Moore praised Maher for being “ahead of the curve for some many years” on issues such as climate change and marijuana legalization but then challenged him by asking “why pull back now” on socialism. Maher, citing the need of the Democrats to win the White House, said “the country isn’t there” on the embrace of socialism. Maher chided Moore for “lumping a lot of vague shit together.”

Moore agreed that the stakes are high: “If the election were tonight, Trump would win. You have to respect the evil genius of this guy.” But he said the change is in the air. “We live in a liberal country. The majority of Americans agree with us on minimum wage, mass incarceration, women’s rights, pro-choice. They are with us right now. Why not take the moment when we are in power and use it in this election?”
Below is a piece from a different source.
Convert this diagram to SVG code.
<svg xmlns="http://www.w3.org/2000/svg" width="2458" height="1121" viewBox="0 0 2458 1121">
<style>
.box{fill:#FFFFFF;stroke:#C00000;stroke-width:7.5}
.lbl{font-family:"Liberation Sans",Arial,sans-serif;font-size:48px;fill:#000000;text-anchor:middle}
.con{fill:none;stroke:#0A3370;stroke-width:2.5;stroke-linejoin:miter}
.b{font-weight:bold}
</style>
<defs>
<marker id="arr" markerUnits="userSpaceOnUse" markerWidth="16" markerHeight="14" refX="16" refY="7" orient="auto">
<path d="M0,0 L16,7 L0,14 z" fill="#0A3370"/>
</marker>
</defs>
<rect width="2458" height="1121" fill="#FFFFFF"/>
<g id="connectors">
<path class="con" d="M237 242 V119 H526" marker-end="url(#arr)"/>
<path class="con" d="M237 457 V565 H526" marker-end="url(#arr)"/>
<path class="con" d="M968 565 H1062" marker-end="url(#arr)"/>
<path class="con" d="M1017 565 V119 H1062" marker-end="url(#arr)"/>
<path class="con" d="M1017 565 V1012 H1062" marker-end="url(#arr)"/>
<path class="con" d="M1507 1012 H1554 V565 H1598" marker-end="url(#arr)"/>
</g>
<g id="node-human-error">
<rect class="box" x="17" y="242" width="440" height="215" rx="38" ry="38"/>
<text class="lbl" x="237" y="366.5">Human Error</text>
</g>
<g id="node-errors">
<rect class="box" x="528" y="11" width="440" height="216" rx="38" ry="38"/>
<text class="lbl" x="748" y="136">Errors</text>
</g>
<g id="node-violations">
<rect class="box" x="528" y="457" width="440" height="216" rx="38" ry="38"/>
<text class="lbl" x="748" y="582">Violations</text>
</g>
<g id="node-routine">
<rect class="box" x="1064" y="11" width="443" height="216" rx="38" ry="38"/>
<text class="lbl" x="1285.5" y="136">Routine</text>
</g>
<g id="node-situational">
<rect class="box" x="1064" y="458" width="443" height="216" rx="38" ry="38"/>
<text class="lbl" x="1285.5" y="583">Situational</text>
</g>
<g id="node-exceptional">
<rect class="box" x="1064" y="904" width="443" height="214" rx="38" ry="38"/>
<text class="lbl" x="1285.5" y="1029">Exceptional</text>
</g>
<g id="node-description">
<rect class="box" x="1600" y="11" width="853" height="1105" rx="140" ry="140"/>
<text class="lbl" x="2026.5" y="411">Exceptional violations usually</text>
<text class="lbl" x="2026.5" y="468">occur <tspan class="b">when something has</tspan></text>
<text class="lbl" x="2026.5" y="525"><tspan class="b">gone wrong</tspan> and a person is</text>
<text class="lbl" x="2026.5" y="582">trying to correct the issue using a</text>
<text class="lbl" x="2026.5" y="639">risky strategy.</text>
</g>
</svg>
The pair went round and round about the vagaries of generational politics, opinion polls, and health care. The tenor of the exchange ticked up a few degrees, however, over the past, not the future: Maher said the Barack Obama won as “a centrist” and Moore countered that the two-term president ran as a populist. “No he didn’t,” Maher said tersely.

Moore recounted the fact that when he went into the voting booth in 2008 that the name on the ballot was Barack Hussein Obama — suggesting that the choice of the including the candidate’s middle name alone was a bold pronouncement of the candidate’s populist persona.

“That’s not a policy,” Maher said dismissively.

That’s when Moore got fiery: “No, but If you’re playing safe you don’t put f—ing ‘Hussein’ on the ballot! A centrist doesn’t call himself Hussein!”

“It may not have been up to him,” Maher said.

Moore pushed the point: “Are you kidding? The candidate has to sign off, whether you’re ‘William Jefferson Clinton’ or ‘Bill Clinton’…yes, he did it because he had courage!”

Maher: “Put you money where your mouth is…what do you want to bet, a trip to Hawaii?” Moore was all for it. Maher may have had regrets. He ended the segment with a remorseful, ‘Am I going to lose that bet?'”

Immediately after the segment former RNC Chair Michael Steele clarified the matter by saying the candidates absolutely choose the way their name appears on the ballot. Moore was likely saying Mahalo by then.